I'm sure we've all read handfuls of articles, blog posts or memoirs lamenting the things we wished we could go back and tell ourselves before we had children. There are countless lists of "Things I'd Like To Tell My Pregnant Friends" and other similar articles circulating around the web, causing parents everywhere to nod their heads in unison.
But is this really helpful? Is it really necessary to give our single friends the lowdown on all the things that suck about having kids? The messes, the tantrums, the sleeplessness, the confusion? And are we really preparing them for what lies ahead?
This "advice" reeks of the tired old adage, "Just you wait" -- a mentality I have never been a huge fan of. For one, it seems condescending, and for another, it's not like cramming for the SATs. Just because you diligently remind yourself that one day you'll be sorry you didn't appreciate those lazy Saturday mornings more doesn't mean you are in any way impacting your ability to cope once your leisurely weekend routines have been ripped away from you.
I'm just not sure there's a point. After all, do I appreciate hearing an empty-nester tell me to savor every moment I can with my young children? This advice is all well and good, but right at that moment, I may not be reveling in lifting my urine-soaked toddler from her carseat.
However, I can't help but indulge my inner hypocrite, so let me give you an example of the "advice" I would give my childless friends about the things they should really try to savor about their pre-child lifestyle.
Enjoy running errands by yourself. Pretty soon, making more than one stop in any given afternoon will be more trouble than it's worth. Appreciate the fact that you can visit the bank, the grocery store and the post office without lugging a cumbersome carseat or dragging your whiny, sticky offspring behind you.
Sleep is sacred. Sleep as much as you can. Under no circumstances are you to make yourself feel guilty for lounging in bed for an extra hour on Saturday. Pretty soon you will give anything to lie alone in bed and drink your coffee as slowly as you like. Be grateful that there are no small feet kicking you in the face while you prepare to greet the day.
Enjoy talking on the phone without giving off disaster vibes while you still can. There is nobody screaming in the background, requesting that you wipe their bottom or repeating every obscenity or confession that you frantically whisper into the phone. Be mindful of the fact that right now your phone etiquette is as good as it gets. Right now you aren't muffling the mouthpiece to hiss at your child to stop teasing her sister. Right now the person on the other end can hear you without any distractions. Right now you aren't going to abruptly cut off your friend mid-sentence to inform her that a gallon of milk was just dropped onto the kitchen floor.
Go to happy hour. Like, daily. Happy hour is soon to become crappy hour, a time of day that neither you nor your significant other will want to be left alone with your children. We veterans refer to it as The Witching Hour. Kids are whining, dinner needs preparing and everybody is cranky as hell. Good luck slipping out to clink your BFF's martini glass now, sucker!

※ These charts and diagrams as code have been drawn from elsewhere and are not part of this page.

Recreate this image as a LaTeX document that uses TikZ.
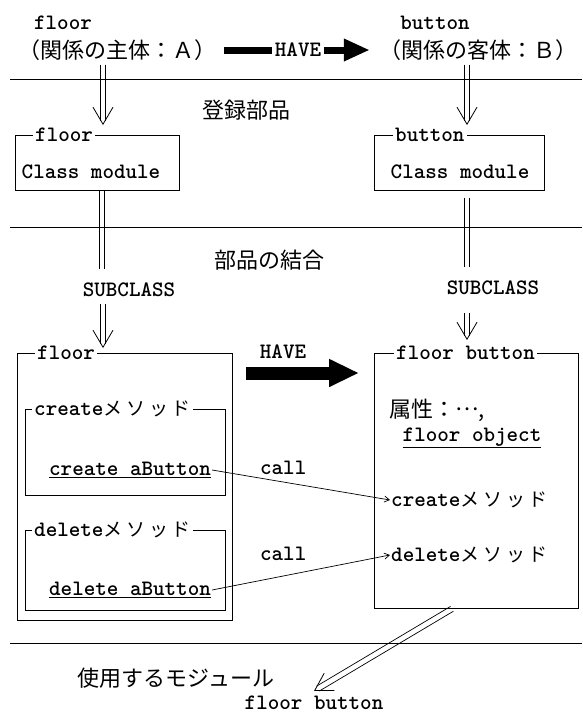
\documentclass[tikz,border=0pt]{standalone}
\usepackage{fontspec}
\usepackage{tikz}
\usetikzlibrary{arrows.meta}
\usetikzlibrary{positioning}
\usetikzlibrary{calc}
\newfontfamily\jpf{Noto Sans CJK JP}
\newfontfamily\jpwf[LetterSpace=20]{Noto Sans CJK JP}
\newcommand{\K}[1]{{\jpwf\mdseries\fontsize{19}{22}\selectfont #1}}
\tikzset{
    lat/.style = {inner sep=1pt, font=\ttfamily\bfseries\fontsize{22}{24}\selectfont},
    jp/.style = {inner sep=1pt, font=\jpf\fontsize{22}{24}\selectfont},
    box/.style = {rectangle, draw=black, line width=0.8pt, anchor=north west, inner sep=0pt},
    boxtitle/.style = {lat, fill=white, anchor=west, inner xsep=2pt},
    sep/.style = {line width=0.8pt},
    thinl/.style = {line width=0.7pt},
    vtip/.style = {line width=0.8pt, -{Straight Barb[length=17pt, width=20pt]}},
    fat/.style = {line width=7pt, -{Triangle[length=26pt, width=21pt]}},
    fatb/.style = {line width=13pt, -{Triangle[length=30pt, width=26pt]}},
    calledge/.style = {line width=0.7pt, -{Straight Barb[length=5pt, width=6pt]}},
}
% two parallel lines
\newcommand{\dbl}[2]{%
  \draw[thinl] ($(#1)!2.8pt!90:(#2)$) -- ($(#2)!2.8pt!-90:(#1)$);
  \draw[thinl] ($(#1)!2.8pt!-90:(#2)$) -- ($(#2)!2.8pt!90:(#1)$);}
% two parallel lines with an open V head
\newcommand{\dblarrow}[2]{%
  \coordinate (dbltmp) at ($(#2)!4.5pt!(#1)$);
  \dbl{#1}{dbltmp}
  \draw[vtip] ($(#2)!2pt!(#1)$) -- (#2);}

\begin{document}
\begin{tikzpicture}[x=1pt, y=-1pt]
\useasboundingbox (0,0) rectangle (582,715);
% relation
\node[lat] (aname) at (63,23) {floor};
\node[jp] (subjA) at (118,50) {（関係の主体：Ａ）};
\node[lat] (bname) at (435,23) {button};
\node[jp] (objB) at (478,50) {（関係の客体：Ｂ）};
\draw[fat, shorten <=6pt, shorten >=8pt] (subjA) -- node[lat, fill=white, inner xsep=3pt] {HAVE} (objB);
\draw[sep] (10,79) -- (582,79);

% registered parts
\node[jp] (reg) at (246,110) {登録部品};
\node[box, minimum width=164, minimum height=55] (fcm) at (15,135) {};
\node[boxtitle] at ([xshift=18pt]fcm.north west) {floor};
\node[lat] (fcmtxt) at (91,172) {Class module};
\node[box, minimum width=170, minimum height=55] (bcm) at (374,135) {};
\node[boxtitle] at ([xshift=19pt]bcm.north west) {button};
\node[lat] (bcmtxt) at (460,172) {Class module};
\path (subjA.south -| 103,0) ++(0,3) coordinate (a1);
\path (fcm.north -| 103,0) ++(0,-10) coordinate (a2);
\dblarrow{a1}{a2}
\path (objB.south -| 467,0) ++(0,3) coordinate (b1);
\path (bcm.north -| 467,0) ++(0,-10) coordinate (b2);
\dblarrow{b1}{b2}
\draw[sep] (10,227) -- (582,227);

% combination
\node[jp] (comb) at (269,260) {部品の結合};
\node[lat] (subL) at (129,290) {SUBCLASS};
\node[lat] (subR) at (493,288) {SUBCLASS};
\path (fcm.south -| 102,0) coordinate (l1);
\path (subL.north -| 102,0) ++(0,-13) coordinate (l2);
\dbl{l1}{l2}
\path (bcm.south -| 467,0) ++(0,7) coordinate (r1);
\path (subR.north -| 467,0) ++(0,-13) coordinate (r2);
\dbl{r1}{r2}

\node[box, minimum width=215, minimum height=267] (fouter) at (17,353) {};
\node[boxtitle] at ([xshift=18pt]fouter.north west) {floor};
\node[box, minimum width=204, minimum height=255] (fbox) at (374,353) {};
\node[boxtitle] at ([xshift=20pt]fbox.north west) {floor button};
\path (subL.south -| 103,0) ++(0,6) coordinate (c1);
\path (fouter.north -| 103,0) ++(0,-5) coordinate (c2);
\dblarrow{c1}{c2}
\path (subR.south -| 467,0) ++(0,17) coordinate (d1);
\path (fbox.north -| 467,0) ++(0,-13) coordinate (d2);
\dblarrow{d1}{d2}

\node[lat] (have) at (283,352) {HAVE};
\draw[fatb, shorten <=13pt, shorten >=15pt] (fouter.north east |- 0,373) -- (fbox.north west |- 0,373);

% methods
\node[box, minimum width=200, minimum height=86] (cbox) at (25,409) {};
\node[boxtitle] at ([xshift=7pt]cbox.north west) {create\K{メソッド}};
\node[lat] (ca) at (130,470) {\underline{create aButton}};
\node[box, minimum width=200, minimum height=80] (dbox) at (25,530) {};
\node[boxtitle] at ([xshift=7pt]dbox.north west) {delete\K{メソッド}};
\node[lat] (da) at (130,590) {\underline{delete aButton}};

\node[jp, anchor=west] (attr) at (388,410) {属性：\raisebox{0.3em}{…},};
\node[lat] (fobj) at (472,438) {\underline{floor object}};
\node[lat, anchor=west] (cm) at (390,500) {create\K{メソッド}};
\node[lat, anchor=west] (dm) at (390,555) {delete\K{メソッド}};
\draw[calledge] (ca.east) -- node[lat, pos=0.4, above=6pt] {call} (cm.west);
\draw[calledge] (da.east) -- node[lat, pos=0.4, above=14pt] {call} (dm.west);
\draw[sep] (10,643) -- (582,643);

% module used
\node[jp] (use) at (176,678) {使用するモジュール};
\node[lat] (fbmod) at (314,703) {floor button};
\path (fbox.south -| 452,0) coordinate (e1);
\path (fbmod.north) ++(0,-4) coordinate (e2);
\dblarrow{e1}{e2}
\end{tikzpicture}
\end{document}
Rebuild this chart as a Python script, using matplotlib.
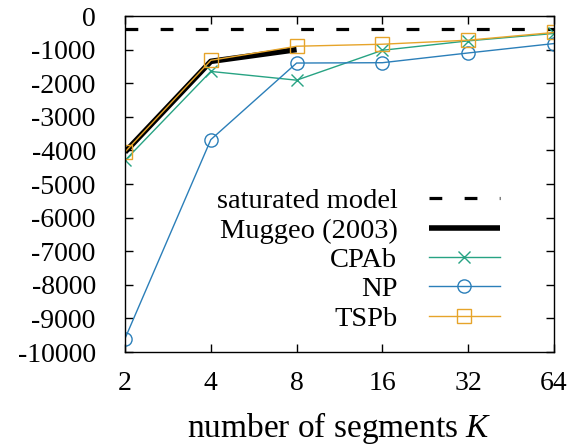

Enjoy eating. "What do you mean?" you innocently inquire, "Don't parents get to eat?" Sure we do. But picture this: Imagine you are a waitress and the only meals you are allowed to eat take place at your restaurant. While you are still working. While you eat, you are expected to continue to wait on your customers, providing for their every need. But these aren't the friendly, tidy, appreciative customers. These are the messy dipsh*ts who are dissatisfied with their meals, spill and break things and always need another side of ranch. Bon Appetit!
While this may be amusing, and perhaps even cathartic for the disgruntled parent who is picking up steam with every word, it's certainly not instructive. Why on earth would a single 27-year-old woman tell herself as she waits in the long bank teller line, "This is so relaxing! I could have a screaming baby with me, but instead I'm alone!"
It's the equivalent of me waking up every morning and saying a prayer of gratitude that I didn't have to sleep wearing a pair of Depends. Is there a day when I will look back wistfully at my urinary continence? Probably. But there is really no point in chastising ourselves for our lack of perspective.
Maybe we are all doomed to get stuck in the Hindsight Trap, and none of us can truly appreciate what we have until it's gone. As far as legitimate advice goes, I'll leave you with this parting bit of wisdom: Try to enjoy where you are, don't beat yourself up for not being as smart as you are now 10 years ago and keep your unhelpful advice to yourself.